Created in 2012, the quilt was raffled off to Frances Wooten of East Bend. But after keeping the quilt for a few months, she returned it back to the museum.

“(The family) thought it was so personal to our county that it belonged here,” Don Long, curator for the museum said.

The concept was titled “Winding through Ashe,” and involved people in the community bringing different types of cloth and telling the story behind it.

“The idea of ‘Winding through Ashe’ was to have a fundraiser for the museum, but to also find a different way of bringing together a lot of memories in Ashe County,” Ramona Renfroe, director of the museum said. “We do that already with artifacts and such, but fabric and clothing is so personal.”

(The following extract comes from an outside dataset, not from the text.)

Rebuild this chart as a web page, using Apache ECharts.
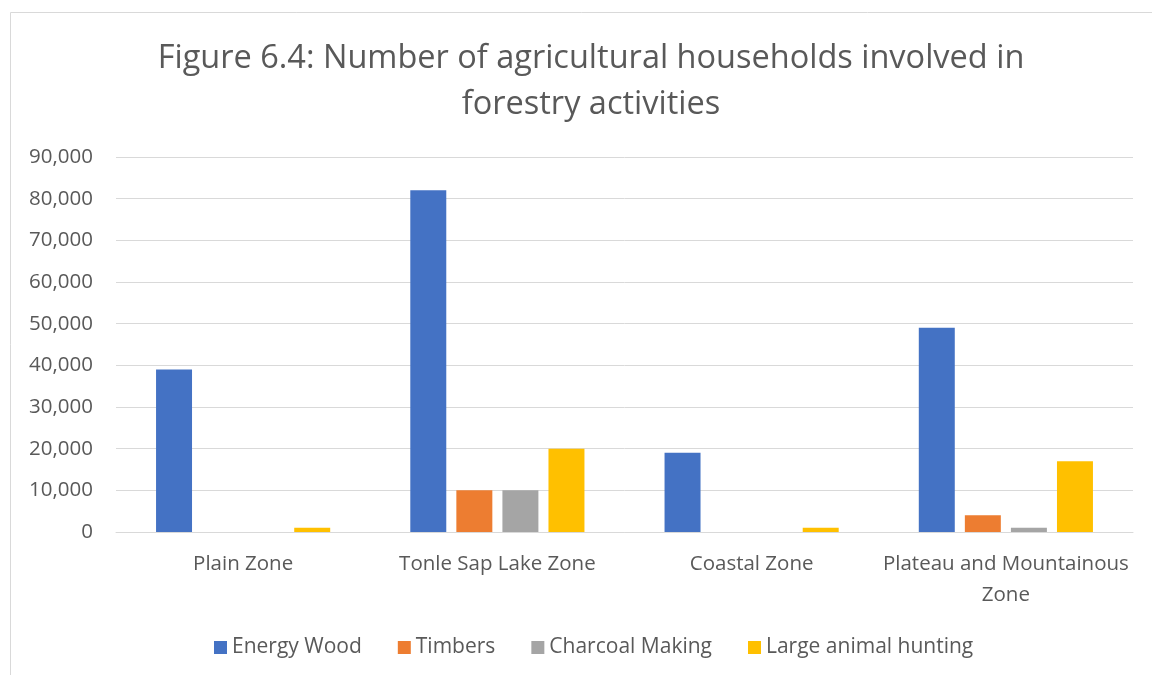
<!DOCTYPE html>
<html><head><meta charset="utf-8">
<script src="https://cdn.jsdelivr.net/npm/echarts@6/dist/echarts.min.js"></script>
<style>html,body{margin:0;padding:0;background:#fff}#c{width:1152px;height:675px}</style>
</head><body><div id="c"></div>
<script>
const categories = ['Plain Zone', 'Tonle Sap Lake Zone', 'Coastal Zone', 'Plateau and Mountainous\nZone'];
const energyWood = [39000, 82000, 19000, 49000];
const timbers = [0, 10000, 0, 4000];
const charcoalMaking = [0, 10000, 0, 1000];
const largeAnimalHunting = [1000, 20000, 1000, 17000];
const seriesNames = ['Energy Wood', 'Timbers', 'Charcoal Making', 'Large animal hunting'];
const colors = ['#4472C4', '#ED7D31', '#A5A5A5', '#FFC000'];
const values = [energyWood, timbers, charcoalMaking, largeAnimalHunting];

const font = 'Open Sans, Liberation Sans, sans-serif';
const chart = echarts.init(document.getElementById('c'));
chart.setOption({
  animation: false,
  color: colors,
  graphic: [{type: 'rect', shape: {x: 10.5, y: 12.5, width: 1160, height: 700}, style: {fill: 'none', stroke: '#d9d9d9', lineWidth: 1}, silent: true}],
  title: {
    text: 'Figure 6.4: Number of agricultural households involved in\nforestry activities',
    left: 586, top: 31, textAlign: 'center',
    textStyle: {fontFamily: font, fontSize: 32.5, fontWeight: 'normal', color: '#595959', lineHeight: 46}
  },
  legend: {
    top: 632, left: 209, itemWidth: 13, itemHeight: 13, itemGap: 36,
    icon: 'rect',
    textStyle: {fontFamily: font, fontSize: 21, color: '#595959'}
  },
  grid: {left: 116, right: 19, top: 157, bottom: 143},
  xAxis: {
    type: 'category', data: categories,
    axisLine: {lineStyle: {color: '#d9d9d9'}}, axisTick: {show: false},
    axisLabel: {interval: 0, fontFamily: font, fontSize: 20.5, color: '#595959', margin: 17, lineHeight: 31}
  },
  yAxis: {
    type: 'value', min: 0, max: 90000, interval: 10000,
    axisLine: {show: false}, axisTick: {show: false},
    splitLine: {lineStyle: {color: '#d9d9d9'}},
    axisLabel: {fontFamily: font, fontSize: 20.5, color: '#595959', margin: 23,
      formatter: v => v.toLocaleString('en-US')}
  },
  series: values.map((d, i) => ({
    name: seriesNames[i], type: 'bar', data: d,
    barGap: '28%', barCategoryGap: '31.5%'
  }))
});
</script></body></html>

Renfroe and other organizers then received donated fabric and had a background and context of the donated pieces recorded.

“It was a really nice way of gathering memories and being able to put it in a concrete format,” she said.

Alongside the quilt, which will soon be displayed in the museum, is a scrapbook that goes into full detail of what every piece of fabric means.

“What we have now is a wonderful scrapbook of bits of people’s clothing, blankets or curtains with short stories about why this was meaningful to them,” Long said.

Each page shows a piece of the fabric and alongside it is a letter from the person who submitted the piece explaining its significance.

Renfroe said there are plans to make copies of the scrapbook to sell at the museum.

Renfroe said the idea for the quilt originally came from a former worker at the museum, Linda Payne, who passed away earlier this year.

“(Payne) would put countless hours into the museum, so (the quilt) was her brainchild and her heart-child,” Renfroe said.

Renfroe said that while there will be no expansion done to the quilt or scrapbook, the museum may decide to do another one in the future.

“Gathering memories is an ongoing process for us, whether it’s through oral histories or something like this,” Renfroe said. “The personal memories are ours to collect and keep the memories in Ashe County.”